The most recent National Comprehensive Cancer Network (NCCN) guidelines advocate the use of SLNB for patients with localized stage I and II melanoma, as well as in patients with resectable satellite and in-transit disease (available at nccn.org). The guidelines state that patients with SLNB-positive stage III nodal disease should be offered complete lymph node dissection (CLND) with or without adjuvant therapy. However, that recommendation may change with the publication of the second Multicenter Selective Lymphadenectomy Trial (N Engl J Med. 2017;376:2211–2222). The MSLT-II team found that
immediate CLND increased the rate of regional control and provided prognostic information but did not affect overall survival of patients with stage III melanoma.
“This has been a paradigm shift,” Dr. Bradford said. “This is pretty new data that will necessitate a multidisciplinary conversation and a willingness to offer either a nodal dissection or observation and then referral to a medical oncologist,” she said.
Non-Melanoma Skin Cancers. Basal cell carcinoma (BCC) is by far the most common form of skin cancer in the United States, making up about 75% of cases. According to the NCCN, BCCs occur in two million Americans annually—more than the incidence of all other cancers combined (nccn.org). Although rarely life threatening, with a metastatic rate of <0.1%, BCC can be disfiguring if left unchecked, involving extensive areas of soft tissue, cartilage, and bone, according to Dr. Zanation.

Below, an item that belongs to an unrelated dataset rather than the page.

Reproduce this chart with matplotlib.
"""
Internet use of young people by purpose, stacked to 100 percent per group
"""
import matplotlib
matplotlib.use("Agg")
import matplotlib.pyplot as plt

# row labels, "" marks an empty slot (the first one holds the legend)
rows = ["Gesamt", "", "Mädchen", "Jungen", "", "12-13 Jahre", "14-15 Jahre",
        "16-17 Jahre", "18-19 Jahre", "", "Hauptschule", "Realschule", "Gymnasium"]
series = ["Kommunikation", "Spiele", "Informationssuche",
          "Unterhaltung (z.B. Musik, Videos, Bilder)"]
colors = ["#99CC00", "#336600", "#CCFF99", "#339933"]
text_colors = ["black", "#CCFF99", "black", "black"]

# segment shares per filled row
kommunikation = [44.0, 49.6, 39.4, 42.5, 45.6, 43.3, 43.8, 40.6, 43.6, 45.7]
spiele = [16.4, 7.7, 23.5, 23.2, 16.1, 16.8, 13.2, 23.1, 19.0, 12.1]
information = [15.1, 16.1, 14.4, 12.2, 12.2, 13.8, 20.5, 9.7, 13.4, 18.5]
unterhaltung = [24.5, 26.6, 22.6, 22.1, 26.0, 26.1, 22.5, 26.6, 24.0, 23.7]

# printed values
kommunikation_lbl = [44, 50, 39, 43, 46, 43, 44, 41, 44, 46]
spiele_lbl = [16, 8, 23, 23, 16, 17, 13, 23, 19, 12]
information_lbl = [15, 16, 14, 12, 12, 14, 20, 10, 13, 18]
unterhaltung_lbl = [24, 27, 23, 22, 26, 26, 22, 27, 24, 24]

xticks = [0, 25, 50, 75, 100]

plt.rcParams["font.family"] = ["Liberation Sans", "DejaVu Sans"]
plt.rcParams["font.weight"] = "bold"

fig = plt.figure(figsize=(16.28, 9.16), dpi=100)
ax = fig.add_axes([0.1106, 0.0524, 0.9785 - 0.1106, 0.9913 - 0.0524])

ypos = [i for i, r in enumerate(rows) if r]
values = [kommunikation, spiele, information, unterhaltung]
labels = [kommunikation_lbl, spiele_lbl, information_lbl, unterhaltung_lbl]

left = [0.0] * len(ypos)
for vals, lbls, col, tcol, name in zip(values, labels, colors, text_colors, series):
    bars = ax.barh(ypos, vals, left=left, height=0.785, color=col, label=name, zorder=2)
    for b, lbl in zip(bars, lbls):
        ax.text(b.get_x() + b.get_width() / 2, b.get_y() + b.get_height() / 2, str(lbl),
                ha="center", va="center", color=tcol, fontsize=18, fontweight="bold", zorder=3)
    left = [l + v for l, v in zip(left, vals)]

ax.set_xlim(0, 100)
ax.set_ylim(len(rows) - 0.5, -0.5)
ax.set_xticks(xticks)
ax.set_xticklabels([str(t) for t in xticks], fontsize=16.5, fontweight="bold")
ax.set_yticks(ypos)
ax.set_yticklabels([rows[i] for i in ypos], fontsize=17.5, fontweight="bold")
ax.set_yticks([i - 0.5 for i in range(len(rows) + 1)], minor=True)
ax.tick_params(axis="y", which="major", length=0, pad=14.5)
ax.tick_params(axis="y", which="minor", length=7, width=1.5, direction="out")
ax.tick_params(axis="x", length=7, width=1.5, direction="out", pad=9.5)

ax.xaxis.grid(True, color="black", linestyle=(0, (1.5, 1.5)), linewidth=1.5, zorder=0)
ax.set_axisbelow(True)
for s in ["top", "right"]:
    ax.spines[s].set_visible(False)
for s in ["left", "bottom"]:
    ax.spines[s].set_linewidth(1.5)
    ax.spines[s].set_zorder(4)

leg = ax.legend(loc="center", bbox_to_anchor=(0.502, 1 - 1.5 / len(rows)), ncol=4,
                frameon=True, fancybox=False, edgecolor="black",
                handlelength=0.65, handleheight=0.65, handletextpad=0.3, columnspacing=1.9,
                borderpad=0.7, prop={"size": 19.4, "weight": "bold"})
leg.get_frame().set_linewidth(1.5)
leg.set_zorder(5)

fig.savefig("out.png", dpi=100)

MMS is the preferred surgical technique for localized BCC because it allows intraoperative biopsy of the entire excision margin. Published studies have found that MMS is associated with a five-year recurrence rate of 1.0% for primary BCC, and 5.6% for recurrent BCC (J Dermatol Surg Oncol 1989;15:315–328; J Dermatol Surg Oncol 1989;15:424–431).

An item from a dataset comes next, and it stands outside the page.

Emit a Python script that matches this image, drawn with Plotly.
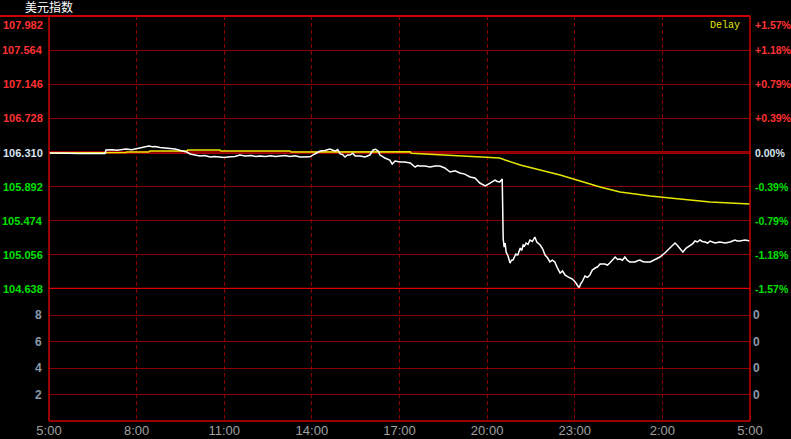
import plotly.graph_objects as go
from plotly.subplots import make_subplots

TITLE = "美元指数"
BASE = 106.310

price_times = ["05:00","05:20","05:40","06:00","06:20","06:40","06:55","06:57","07:10","07:20","07:38","07:50",
 "08:05","08:15","08:25","08:32","08:38","08:48","08:58","09:10","09:19","09:30","09:35","09:43","09:50","10:00",
 "10:10","10:20","10:31","10:40","10:51","11:00","11:12","11:22","11:32","11:43","11:55","12:05","12:13","12:25",
 "12:35","12:45","12:55","13:05","13:15","13:25","13:36","13:46","13:56","14:06","14:17","14:27","14:37","14:42",
 "14:48","14:53","14:58","15:03","15:08","15:13","15:18","15:24","15:29","15:39","15:49","15:59","16:06","16:11",
 "16:16","16:20","16:30","16:40","16:45","16:51","17:01","17:11","17:22","17:32","17:37","17:42","17:52","18:03",
 "18:13","18:23","18:33","18:44","18:54","19:04","19:14","19:25","19:35","19:45","19:56","20:06","20:16","20:21",
 "20:26","20:31","20:33","20:35","20:37","20:39","20:43","20:47","20:50","20:53","20:56","20:59","21:03","21:08",
 "21:11","21:14","21:17","21:20","21:24","21:28","21:33","21:38","21:42","21:49","21:54","21:59","22:04","22:09",
 "22:14","22:19","22:24","22:30","22:35","22:40","22:45","22:50","22:55","23:01","23:05","23:09","23:12","23:15",
 "23:21","23:26","23:31","23:36","23:42","23:47","23:52","00:02","00:07","00:12","00:23","00:28","00:33","00:38",
 "00:43","00:48","00:53","01:04","01:09","01:14","01:19","01:24","01:35","01:40","01:45","01:55","02:05","02:10",
 "02:16","02:26","02:31","02:36","02:42","02:49","02:57","03:02","03:07","03:12","03:17","03:22","03:28","03:33",
 "03:38","03:43","03:48","03:58","04:09","04:19","04:29","04:34","04:39","04:50","05:00"]
price_values = [106.304,106.298,106.300,106.298,106.296,106.300,106.298,106.341,106.345,106.337,106.353,106.345,
 106.365,106.370,106.390,106.380,106.382,106.372,106.365,106.360,106.353,106.335,106.328,106.316,106.292,106.282,
 106.267,106.272,106.255,106.262,106.255,106.250,106.257,106.262,106.279,106.267,106.272,106.262,106.267,106.260,
 106.270,106.262,106.267,106.272,106.262,106.270,106.255,106.253,106.257,106.292,106.328,106.335,106.353,106.340,
 106.328,106.345,106.292,106.285,106.255,106.280,106.279,106.300,106.267,106.267,106.255,106.279,106.341,106.350,
 106.328,106.279,106.243,106.218,106.169,106.206,106.194,106.194,106.181,106.132,106.150,106.145,106.145,106.132,
 106.145,106.145,106.120,106.071,106.085,106.059,106.045,106.010,105.998,105.936,105.900,105.936,105.973,105.955,
 105.949,105.985,105.250,105.152,105.200,105.091,105.042,104.956,104.990,104.993,105.040,105.067,105.054,105.140,
 105.110,105.177,105.165,105.201,105.185,105.238,105.220,105.275,105.214,105.177,105.130,105.054,105.020,104.969,
 104.990,104.969,104.900,104.834,104.860,104.810,104.790,104.773,104.760,104.724,104.690,104.650,104.700,104.724,
 104.797,104.780,104.810,104.870,104.895,104.910,104.944,104.944,104.930,104.956,105.030,105.000,105.005,104.990,
 105.030,104.990,104.969,104.969,104.985,104.993,104.975,104.969,104.969,104.985,104.993,105.030,105.079,105.110,
 105.140,105.201,105.170,105.140,105.091,105.140,105.177,105.190,105.226,105.214,105.238,105.220,105.214,105.200,
 105.226,105.214,105.201,105.214,105.201,105.214,105.238,105.226,105.226,105.238,105.226]

avg_times = ["05:00","06:55","06:57","07:38","07:40","08:25","08:27","09:43","09:45","10:51","10:53","13:15","13:17",
 "16:20","16:22","17:22","17:24","18:23","19:45","20:26","20:37","21:08","21:49","22:30","23:11","23:52","00:33",
 "01:35","02:36","03:38","05:00"]
avg_values = [106.304,106.304,106.310,106.310,106.316,106.316,106.328,106.328,106.341,106.341,106.328,106.328,106.316,
 106.316,106.320,106.320,106.300,106.280,106.255,106.243,106.218,106.157,106.096,106.034,105.961,105.887,105.826,
 105.777,105.740,105.704,105.679]

price_levels = [107.982,107.564,107.146,106.728,106.310,105.892,105.474,105.056,104.638]
price_labels = ["107.982","107.564","107.146","106.728","106.310","105.892","105.474","105.056","104.638"]
pct_labels = ["+1.57%","+1.18%","+0.79%","+0.39%","0.00%","-0.39%","-0.79%","-1.18%","-1.57%"]
vol_levels = [8, 6, 4, 2]
vol_labels = ["8", "6", "4", "2"]
vol_right_labels = ["0", "0", "0", "0"]
x_tick_times = ["05:00","08:00","11:00","14:00","17:00","20:00","23:00","02:00","05:00"]
x_tick_text = ["5:00","8:00","11:00","14:00","17:00","20:00","23:00","2:00","5:00"]


def to_minutes(times):
    """Minutes elapsed since the 05:00 session start (rolls over midnight)."""
    out, day, prev = [], 0, -1
    for t in times:
        h, m = map(int, t.split(":"))
        mins = h * 60 + m
        if mins < prev:
            day += 1
        prev = mins
        out.append(mins + day * 1440 - 300)
    return out


xp = to_minutes(price_times)
xa = to_minutes(avg_times)
xt = to_minutes(x_tick_times)
xt[-1] = xt[0] + 1440
xrange_ = [xt[0], xt[-1]]

fig = make_subplots(rows=2, cols=1, shared_xaxes=True, vertical_spacing=0,
                    row_heights=[273 / 405, 132 / 405])

fig.add_trace(go.Scatter(x=xa, y=avg_values, mode="lines", line=dict(color="#e6e600", width=1.5),
                         hoverinfo="skip", showlegend=False), row=1, col=1)
fig.add_trace(go.Scatter(x=xp, y=price_values, mode="lines", line=dict(color="#ffffff", width=1.5),
                         showlegend=False), row=1, col=1)

GRID = "#8a0000"
XFONT = dict(family="Liberation Sans", size=13, color="#a0a0a0")
for ax in ("xaxis", "xaxis2"):
    fig.layout[ax].update(range=xrange_, tickmode="array", tickvals=xt, ticktext=x_tick_text,
                          showgrid=True, gridcolor=GRID, griddash="4px,3px", gridwidth=1, zeroline=False,
                          showline=False, ticks="", tickfont=XFONT, ticklabeloverflow="allow",
                          automargin=False)
fig.layout.xaxis.showticklabels = False
fig.layout.xaxis2.showticklabels = True

fig.update_yaxes(range=[price_levels[-1], price_levels[0]], tickvals=price_levels, showticklabels=False,
                 showgrid=True, gridcolor=GRID, gridwidth=1, zeroline=False, automargin=False, row=1, col=1)
fig.update_yaxes(range=[0, 10], tickvals=vol_levels, showticklabels=False, showgrid=True, gridcolor=GRID,
                 gridwidth=1, zeroline=False, automargin=False, row=2, col=1)

RED = "#cc0000"
shapes = [
    dict(type="line", xref="paper", yref="y", x0=0, x1=1, y0=BASE, y1=BASE, line=dict(color="#a00000", width=3), layer="between"),
    dict(type="line", xref="paper", yref="y", x0=0, x1=1, y0=price_levels[-1], y1=price_levels[-1], line=dict(color="#dd0000", width=2.5)),
    dict(type="line", xref="paper", yref="paper", x0=-49 / 701, x1=1, y0=1, y1=1, line=dict(color=RED, width=2)),
    dict(type="line", xref="paper", yref="paper", x0=0, x1=0, y0=0, y1=1, line=dict(color=RED, width=1.5)),
    dict(type="line", xref="paper", yref="paper", x0=1, x1=1, y0=0, y1=1, line=dict(color=RED, width=1.5)),
    dict(type="line", xref="paper", yref="paper", x0=0, x1=1, y0=0, y1=0, line=dict(color=RED, width=1.5)),
]

ann = []
for lvl, lab, pct in zip(price_levels, price_labels, pct_labels):
    if lvl > BASE + 1e-9:
        col = "#ff3232"
    elif lvl < BASE - 1e-9:
        col = "#00e000"
    else:
        col = "#d8e4f0"
    top = lvl == price_levels[0]
    common = dict(yref="y", y=lvl, showarrow=False, yanchor="top" if top else "middle",
                  yshift=-1 if top else 0)
    ann.append(dict(xref="paper", x=0, xanchor="right", xshift=-4, text="<b>%s</b>" % lab,
                    font=dict(family="Liberation Sans", size=11, color=col), **common))
    ann.append(dict(xref="paper", x=1, xanchor="left", xshift=3, text="<b>%s</b>" % pct,
                    font=dict(family="Liberation Sans", size=10.5, color=col), **common))

for lvl, lab, rl in zip(vol_levels, vol_labels, vol_right_labels):
    ann.append(dict(xref="paper", x=0, xanchor="right", xshift=-5, yref="y2", y=lvl, showarrow=False,
                    text="<b>%s</b>" % lab, font=dict(family="Liberation Sans", size=12, color="#8c98a8")))
    ann.append(dict(xref="paper", x=1, xanchor="left", xshift=1, yref="y2", y=lvl, showarrow=False,
                    text="<b>%s</b>" % rl, font=dict(family="Liberation Sans", size=12, color="#8c98a8")))

ann.append(dict(xref="paper", yref="paper", x=-26 / 701, y=1, yanchor="bottom", xanchor="left", yshift=-1,
                showarrow=False, text=TITLE, font=dict(family="Noto Sans CJK SC", size=12, color="#ffffff")))
ann.append(dict(xref="paper", yref="paper", x=1, y=1, yanchor="top", xanchor="right", xshift=-8, yshift=-2,
                showarrow=False, text="Delay", font=dict(family="Liberation Mono", size=10, color="#e6e600")))

fig.update_layout(width=791, height=439, margin=dict(l=49, r=41, t=16, b=18, autoexpand=False),
                  paper_bgcolor="#000000", plot_bgcolor="#000000", shapes=shapes, annotations=ann,
                  showlegend=False, hovermode=False)

fig.write_html("out.html", config={"displayModeBar": False},
               post_script="document.body.style.margin='0px';document.body.style.background='#000';")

Squamous cell carcinoma (SCC) is the second most common skin cancer. But unlike BCC, SCC may be more invasive, Dr. Zanation noted. Because of that, SLNB is now being applied to SCC. “SLNB or elective node dissection is absolutely essential for staging of the advanced SCC,” he added.

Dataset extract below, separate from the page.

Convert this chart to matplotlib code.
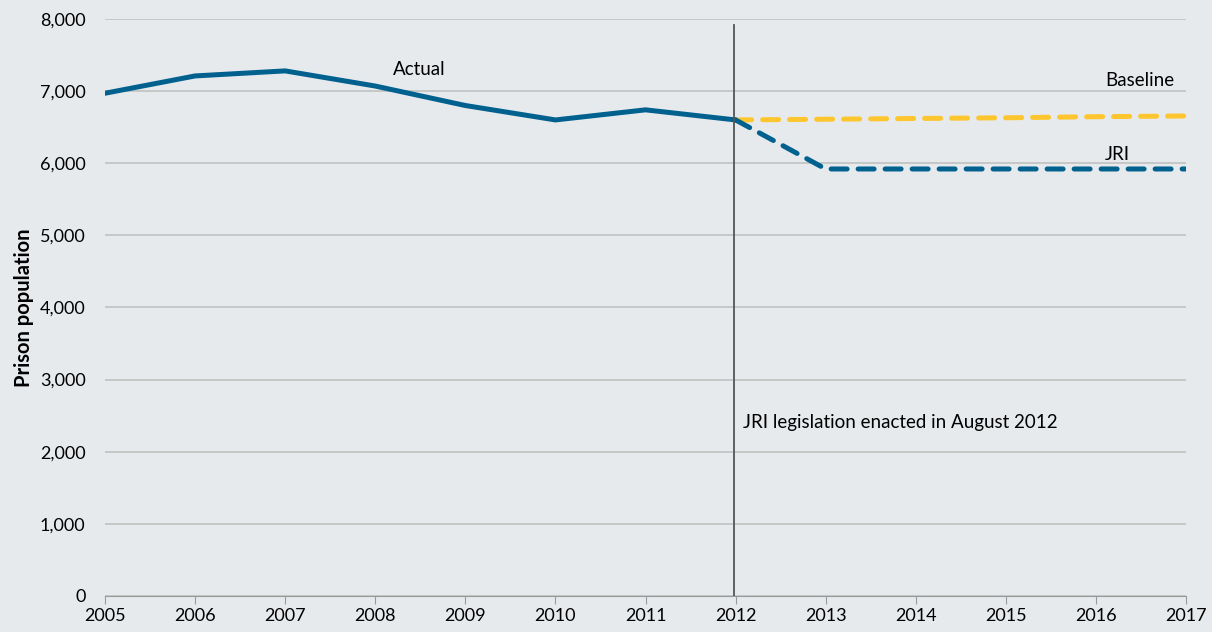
import matplotlib.pyplot as plt
from matplotlib.ticker import FuncFormatter

plt.rcParams["font.family"] = ["Lato", "DejaVu Sans"]

years_actual = [2005, 2006, 2007, 2008, 2009, 2010, 2011, 2012]
actual = [6970, 7210, 7280, 7070, 6800, 6600, 6740, 6600]
years_proj = [2012, 2013, 2014, 2015, 2016, 2017]
baseline = [6600, 6610, 6620, 6630, 6645, 6655]
jri = [6600, 5920, 5920, 5920, 5920, 5920]
enacted_year = 2011.98

BG = "#e7eaed"
BLUE = "#00618f"
GOLD = "#fdc52e"

fig = plt.figure(figsize=(12.12, 6.32), dpi=100, facecolor=BG)
ax = fig.add_axes([0.0866, 0.057, 0.892, 0.913], facecolor=BG)

ax.plot(years_actual, actual, color=BLUE, lw=3.6, solid_capstyle="round", zorder=3)
ax.plot(years_proj, baseline, color=GOLD, lw=3.6, ls=(0, (3.2, 2.2)), dash_capstyle="round", zorder=2)
ax.plot(years_proj, jri, color=BLUE, lw=3.6, ls=(0, (3.2, 2.2)), dash_capstyle="round", zorder=2)
ax.axvline(enacted_year, ymax=0.99, color="#555555", lw=1.3, zorder=4)

ax.set_xlim(2005, 2017)
ax.set_ylim(0, 8000)
ax.set_xticks(range(2005, 2018))
ax.set_yticks(range(0, 8001, 1000))
ax.yaxis.set_major_formatter(FuncFormatter(lambda v, p: f"{int(v):,}"))
ax.grid(axis="y", color="#c0c0c0", lw=1.2)
ax.set_axisbelow(True)
for s in ["top", "right", "left"]:
    ax.spines[s].set_visible(False)
ax.spines["bottom"].set_color("#9a9a9a")
ax.tick_params(axis="x", length=6, color="#9a9a9a", labelsize=13, pad=3)
ax.tick_params(axis="y", length=0, labelsize=13, pad=14)
ax.set_ylabel("Prison population", fontsize=14.5, fontweight="bold", labelpad=4)

ax.text(2008.2, 7300, "Actual", fontsize=13.5, va="center")
ax.text(2016.1, 7140, "Baseline", fontsize=13.5, va="center")
ax.text(2016.1, 6115, "JRI", fontsize=13.5, va="center")
ax.text(2012.08, 2410, "JRI legislation enacted in August 2012", fontsize=13.5, va="center")

fig.savefig("out.png", dpi=100, facecolor=BG)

Reconstruction. Today, the trained facial plastic surgeon is very comfortable performing nasal surgery, both aesthetic and reconstructive. “We are regarded by many as having true expertise in this area of facial plastic surgery. Becoming the authority in rhinoplasty is relatively new,” Dr. Park said.
Forty percent of Dr. Park’s practice is performing facial reconstruction after skin cancer. This comes from a one-year intensive fellowship in facial plastic surgery that followed a five-year residency training in otolaryngology–head and neck surgery.